In some states, broad medical cannabis laws have provided access. In other states, recreational legalization has made safe access even easier, which is incredibly beneficial for those without good insurance. Another type of cannabis law reform is decriminalization.
People tend to spend less time on decriminalization that on comprehensive legalization because it has many significant flaws. Decriminalization means changing cannabis offenses from a criminal offense to a civil offense. That’s the difference between getting arrested and winding up with a ticket in your hand.

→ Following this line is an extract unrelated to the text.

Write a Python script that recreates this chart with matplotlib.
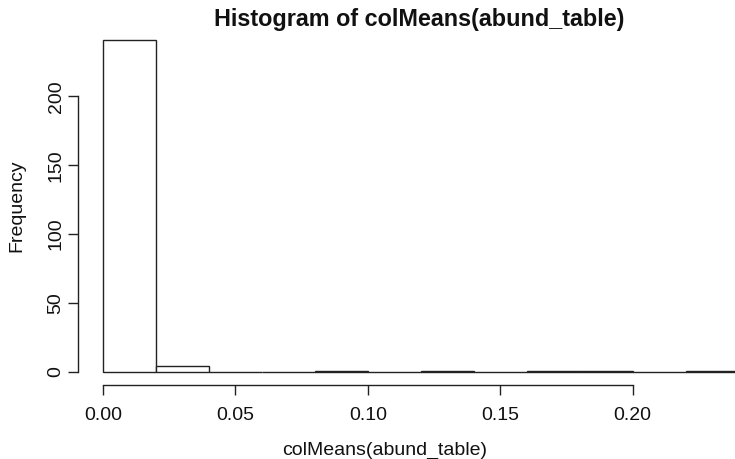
import matplotlib
matplotlib.use("Agg")
import matplotlib.pyplot as plt

# === DATA ===
breaks = [0.00, 0.02, 0.04, 0.06, 0.08, 0.10, 0.12, 0.14, 0.16, 0.18, 0.20, 0.22, 0.24]
counts = [241, 4, 0, 0, 1, 0, 1, 0, 1, 1, 0, 1]
x_ticks = [0.00, 0.05, 0.10, 0.15, 0.20]
x_labels = ["0.00", "0.05", "0.10", "0.15", "0.20"]
y_ticks = [0, 50, 100, 150, 200]

plt.rcParams['font.family'] = ['Liberation Sans', 'DejaVu Sans']

W, H = 735, 459
fig = plt.figure(figsize=(W / 100, H / 100), dpi=100)
# plot region in pixels (R style, cropped at the right)
left_px, right_px, top_px, bottom_px = 77.6, 764, 26.6, 385.2
ax = fig.add_axes([left_px / W, 1 - bottom_px / H,
                   (right_px - left_px) / W, (bottom_px - top_px) / H])

widths = [b - a for a, b in zip(breaks[:-1], breaks[1:])]
ax.bar(breaks[:-1], counts, width=widths, align='edge',
       color='white', edgecolor='#222222', linewidth=1.0)

ax.set_xlim(-0.0096, 0.2496)
ax.set_ylim(-9.64, 250.6)

for s in ['top', 'right']:
    ax.spines[s].set_visible(False)
ax.spines['left'].set_bounds(0, 200)
ax.spines['bottom'].set_bounds(0, 0.20)
for s in ['left', 'bottom']:
    ax.spines[s].set_linewidth(1.0)
    ax.spines[s].set_color('#222222')

ax.set_xticks(x_ticks)
ax.set_xticklabels(x_labels)
ax.set_yticks(y_ticks)
ax.set_yticklabels([str(v) for v in y_ticks], rotation=90, va='center')
ax.tick_params(axis='both', length=7.2, width=1.0, color='#222222',
               labelsize=14, labelcolor='#111111')
ax.tick_params(axis='x', pad=8.6)
ax.tick_params(axis='y', pad=2.2)

# axis titles and main title, placed like R's mtext
fig.text(385 / W, 1 - 455 / H, "colMeans(abund_table)", ha='center', va='baseline',
         fontsize=14, color='#111111')
fig.text(17 / W, 1 - 206 / H, "Frequency", ha='center', va='center', rotation=90,
         fontsize=14, color='#111111')
fig.text(419 / W, 1 - 26 / H, "Histogram of colMeans(abund_table)",
         ha='center', va='baseline', fontsize=16.8, fontweight='bold', color='#111111')

fig.savefig("out.png", dpi=100)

In the case of New Mexico, decriminalization was a stopgap measure after a legalization bill failed to garner enough support to pass. Under the new law, cannabis possession will become a civil infraction as of July 1st. Anyone caught with less than half an ounce of cannabis will received a ticket for a $50 fine. Obviously, any kind of legal reform that reduces the number of people facing penalties for cannabis is positive. However, decriminalization really doesn’t solve any of the issues caused by prohibition and the War on Drugs.
For example, decriminalization does not create a system in which there is a legal or acceptable way to cultivate or distribute cannabis and cannabis products. That means that anyone who gets caught selling cannabis or producing it will face serious criminal charges. It also means that the state of New Mexico misses out on the opportunity for the impressive tax revenue generated through the legal and regulated sale of cannabis in other states.
It will be a good thing for everyone in New Mexico when the state official e adopt its three criminalization policy over the summer. However, it’s important that activists not allow this little progress to dissuade them from pursuing more sweeping and cannabis law reform in New Mexico.